[SPARK-36254][INFRA][PYTHON] Install mlflow in Github Actions CI
### What changes were proposed in this pull request?
This PR proposes adding a Python package, `mlflow` and `sklearn` to enable the MLflow test in pandas API on Spark.
### Why are the changes needed?
To enable the MLflow test in pandas API on Spark.
### Does this PR introduce _any_ user-facing change?
No, it's test-only
### How was this patch tested?
Manually test on local, with `python/run-tests --testnames pyspark.pandas.mlflow`.

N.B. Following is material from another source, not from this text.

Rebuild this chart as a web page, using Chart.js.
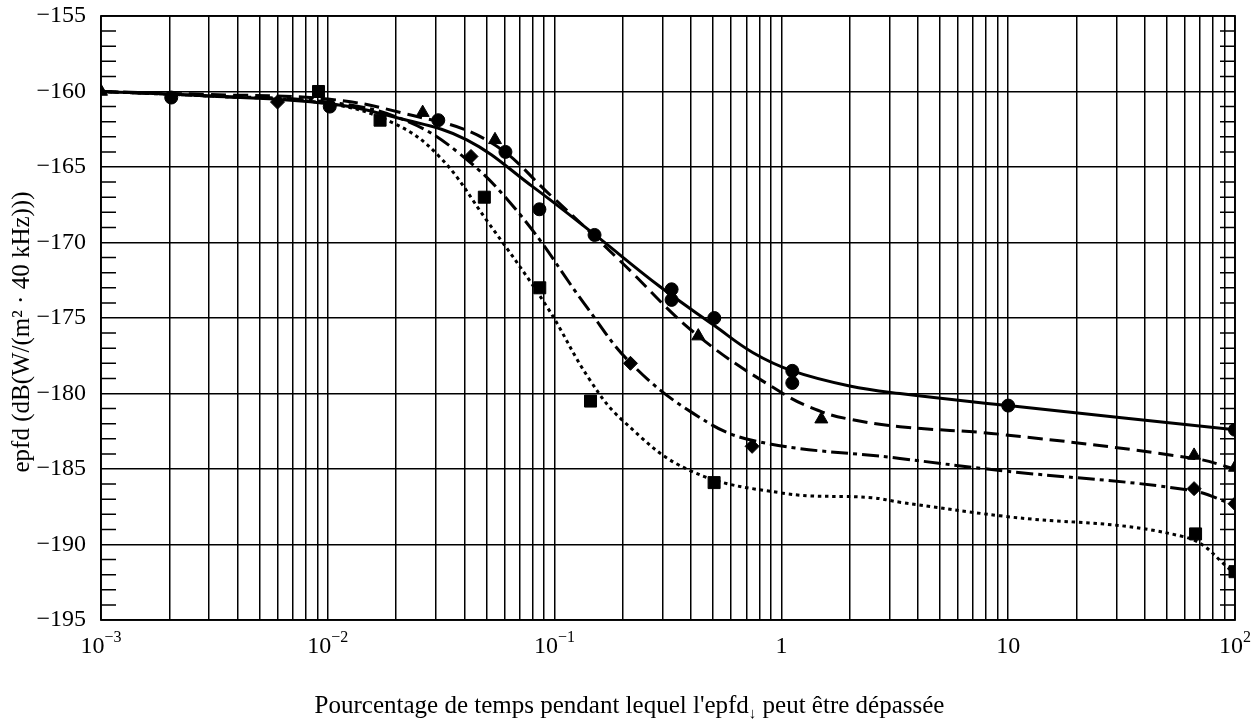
<!DOCTYPE html>
<html>
<head>
<meta charset="utf-8">
<script src="https://cdn.jsdelivr.net/npm/chart.js@4.4.1/dist/chart.umd.min.js"></script>
<style>
  html, body { margin: 0; padding: 0; background: #fff; }
  canvas { display: block; }
</style>
</head>
<body>
<canvas id="epfdChart" width="1259" height="722"></canvas>
<script>
// fitted curves: [percentage of time, epfd]
const curveSolid = [
  [0.001, -160.0], [0.003, -160.3], [0.01, -160.8], [0.021, -161.8], [0.041, -163.2],
  [0.08, -166.3], [0.148, -169.4], [0.29, -172.9], [0.506, -175.5], [0.75, -177.3],
  [1.117, -178.5], [2.0, -179.5], [3.33, -180.0], [10, -180.8], [100, -182.4]
];
const curveDashed = [
  [0.001, -160.0], [0.003, -160.2], [0.01, -160.5], [0.021, -161.4], [0.05, -163.2],
  [0.098, -167.0], [0.194, -171.2], [0.423, -176.1], [1.016, -180.0], [1.5, -181.2],
  [2.0, -181.7], [3.33, -182.2], [9.2, -182.7], [66, -184.3], [100, -185.0]
];
const curveDashDot = [
  [0.001, -160.0], [0.003, -160.3], [0.01, -160.7], [0.021, -161.8], [0.038, -164.1],
  [0.07, -168.1], [0.139, -174.3], [0.217, -178.0], [0.407, -181.3], [0.742, -183.1],
  [3.33, -184.3], [9.2, -185.1], [63, -186.4], [100, -187.4]
];
const curveDotted = [
  [0.001, -160.0], [0.003, -160.3], [0.01, -160.8], [0.0195, -162.1], [0.031, -164.3],
  [0.05, -168.5], [0.092, -174.2], [0.143, -179.1], [0.2, -181.8], [0.395, -185.1],
  [1.016, -186.6], [2.5, -186.9], [3.33, -187.2], [9.2, -188.1], [60, -189.5],
  [100, -191.9]
];

// measured points (markers)
const pointsCircle = [
  [0.00204, -160.4], [0.0102, -161.0], [0.0307, -161.9], [0.0607, -164.0], [0.0857, -167.8],
  [0.15, -169.5], [0.328, -173.1], [0.328, -173.8], [0.506, -175.0], [1.117, -178.5],
  [1.117, -179.3], [10, -180.8], [100, -182.4]
];
const pointsTriangle = [
  [0.001, -160.0], [0.0262, -161.4], [0.0546, -163.2], [0.43, -176.2], [1.5, -181.7],
  [66, -184.1], [100, -184.9]
];
const pointsDiamond = [
  [0.006, -160.7], [0.0428, -164.3], [0.216, -178.0], [0.743, -183.5], [66, -186.3],
  [100, -187.3]
];
const pointsSquare = [
  [0.0091, -160.0], [0.017, -161.9], [0.049, -167.0], [0.086, -173.0], [0.144, -180.5],
  [0.505, -185.9], [67, -189.3], [100, -191.8]
];

// axis labels
const xDecades = [0.001, 0.01, 0.1, 1, 10, 100];
const xDecadeBase = ['10', '10', '10', '1', '10', '10'];
const xDecadeExp = ['\u22123', '\u22122', '\u22121', '', '', '2'];
const yTicks = [-155, -160, -165, -170, -175, -180, -185, -190, -195];
const xTitle = "Pourcentage de temps pendant lequel l'epfd";
const xTitleSub = '\u2193';
const xTitleEnd = ' peut \u00eatre d\u00e9pass\u00e9e';
const yTitle = 'epfd (dB(W/(m\u00b2 \u00b7 40 kHz)))';

const FONT = '"Liberation Serif", "Times New Roman", serif';
const toXY = arr => arr.map(p => ({ x: p[0], y: p[1] }));

function curve(data, dash) {
  return {
    data: toXY(data),
    borderColor: '#000',
    borderWidth: 3,
    borderDash: dash,
    borderCapStyle: 'butt',
    pointRadius: 0,
    tension: 0.4,
    fill: false
  };
}

function marks(data, style, radius) {
  return {
    data: toXY(data),
    showLine: false,
    pointStyle: style,
    pointRadius: radius,
    pointHoverRadius: radius,
    pointBackgroundColor: '#000',
    pointBorderColor: '#000',
    pointBorderWidth: 1
  };
}

const frame = {
  id: 'frame',
  beforeDatasetsDraw(chart) {
    const { ctx, chartArea: a, scales: { y } } = chart;
    ctx.save();
    ctx.strokeStyle = '#000';
    ctx.lineWidth = 1.5;
    ctx.beginPath();
    for (let v = -194; v < -155; v++) {
      if (v % 5 === 0) continue;
      const py = y.getPixelForValue(v);
      ctx.moveTo(a.left, py); ctx.lineTo(a.left + 15, py);
      ctx.moveTo(a.right - 15, py); ctx.lineTo(a.right, py);
    }
    ctx.stroke();
    ctx.lineWidth = 1.8;
    ctx.strokeRect(a.left, a.top, a.right - a.left, a.bottom - a.top);
    ctx.restore();
  },
  afterDraw(chart) {
    const { ctx, chartArea: a, scales: { x, y } } = chart;
    ctx.save();
    ctx.fillStyle = '#000';

    // y tick labels
    ctx.font = '24px ' + FONT;
    ctx.textAlign = 'right';
    ctx.textBaseline = 'middle';
    yTicks.forEach(v => {
      ctx.fillText('\u2212' + Math.abs(v), a.left - 15, y.getPixelForValue(v));
    });

    // x tick labels with superscripts
    ctx.textAlign = 'left';
    ctx.textBaseline = 'alphabetic';
    xDecades.forEach((v, i) => {
      ctx.font = '24px ' + FONT;
      const wb = ctx.measureText(xDecadeBase[i]).width;
      ctx.font = '16px ' + FONT;
      const we = xDecadeExp[i] ? ctx.measureText(xDecadeExp[i]).width : 0;
      const px = x.getPixelForValue(v);
      const left = px - (wb + we) / 2;
      ctx.font = '24px ' + FONT;
      ctx.fillText(xDecadeBase[i], left, a.bottom + 33);
      if (xDecadeExp[i]) {
        ctx.font = '16px ' + FONT;
        ctx.fillText(xDecadeExp[i], left + wb, a.bottom + 22);
      }
    });

    // x title with subscript arrow
    ctx.font = '25px ' + FONT;
    const w1 = ctx.measureText(xTitle).width;
    const w3 = ctx.measureText(xTitleEnd).width;
    ctx.font = '15px ' + FONT;
    const w2 = ctx.measureText(xTitleSub).width;
    let tx = chart.width / 2 - (w1 + w2 + w3) / 2;
    const ty = 713;
    ctx.font = '25px ' + FONT;
    ctx.fillText(xTitle, tx, ty);
    tx += w1;
    ctx.font = '15px ' + FONT;
    ctx.fillText(xTitleSub, tx, ty + 5);
    tx += w2;
    ctx.font = '25px ' + FONT;
    ctx.fillText(xTitleEnd, tx, ty);

    // y title
    ctx.translate(22, (a.top + a.bottom) / 2 + 14);
    ctx.rotate(-Math.PI / 2);
    ctx.textAlign = 'center';
    ctx.textBaseline = 'middle';
    ctx.font = '25px ' + FONT;
    ctx.fillText(yTitle, 0, 0);
    ctx.restore();
  }
};

new Chart(document.getElementById('epfdChart'), {
  type: 'line',
  data: {
    datasets: [
      curve(curveSolid, []),
      curve(curveDashed, [15, 7]),
      curve(curveDashDot, [17, 5, 4, 5]),
      curve(curveDotted, [3.5, 3.8]),
      marks(pointsCircle, 'circle', 6.5),
      marks(pointsTriangle, 'triangle', 7.5),
      marks(pointsDiamond, 'rectRot', 7),
      marks(pointsSquare, 'rect', 8.5)
    ]
  },
  plugins: [frame],
  options: {
    responsive: false,
    animation: false,
    layout: { padding: { left: 101, top: 16, right: 24, bottom: 102 } },
    plugins: { legend: { display: false }, tooltip: { enabled: false } },
    elements: { line: { borderJoinStyle: 'round' } },
    scales: {
      x: {
        type: 'logarithmic',
        min: 0.001,
        max: 100,
        afterBuildTicks(scale) {
          const ticks = [];
          for (let e = -3; e < 2; e++) {
            for (let m = 1; m < 10; m++) ticks.push({ value: m * Math.pow(10, e) });
          }
          ticks.push({ value: 100 });
          scale.ticks = ticks;
        },
        ticks: { display: false },
        grid: { color: '#000', lineWidth: 1.5, drawTicks: false },
        border: { display: false }
      },
      y: {
        type: 'linear',
        min: -195,
        max: -155,
        ticks: { display: false, stepSize: 5 },
        grid: { color: '#000', lineWidth: 1.5, drawTicks: false },
        border: { display: false }
      }
    }
  }
});
</script>
</body>
</html>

Closes #33567 from itholic/SPARK-36254.
Lead-authored-by: itholic <haejoon.lee@databricks.com>
Co-authored-by: Haejoon Lee <44108233+itholic@users.noreply.github.com>
Signed-off-by: Dongjoon Hyun <dongjoon@apache.org>
diff --git a/.github/workflows/build_and_test.yml b/.github/workflows/build_and_test.yml
index f3a6363..17908ff 100644
--- a/.github/workflows/build_and_test.yml
+++ b/.github/workflows/build_and_test.yml
@@ -252,6 +252,8 @@
# Run the tests.
- name: Run tests
run: |
+ # TODO(SPARK-36345): Install mlflow>=1.0 and sklearn in Python 3.9 of the base image
+ python3.9 -m pip install 'mlflow>=1.0' sklearn
export PATH=$PATH:$HOME/miniconda/bin
./dev/run-tests --parallelism 1 --modules "$MODULES_TO_TEST"
- name: Upload test results to report
diff --git a/dev/requirements.txt b/dev/requirements.txt
index f5d662b..34f4b88 100644
--- a/dev/requirements.txt
+++ b/dev/requirements.txt
@@ -7,7 +7,8 @@
pandas
scipy
plotly
-mlflow
+mlflow>=1.0
+sklearn
matplotlib<3.3.0
# PySpark test dependencies
diff --git a/python/pyspark/pandas/mlflow.py b/python/pyspark/pandas/mlflow.py
index 719db40..4e48369 100644
--- a/python/pyspark/pandas/mlflow.py
+++ b/python/pyspark/pandas/mlflow.py
@@ -229,10 +229,4 @@
if __name__ == "__main__":
- try:
- import mlflow # noqa: F401
- import sklearn # noqa: F401
-
- _test()
- except ImportError:
- pass
+ _test()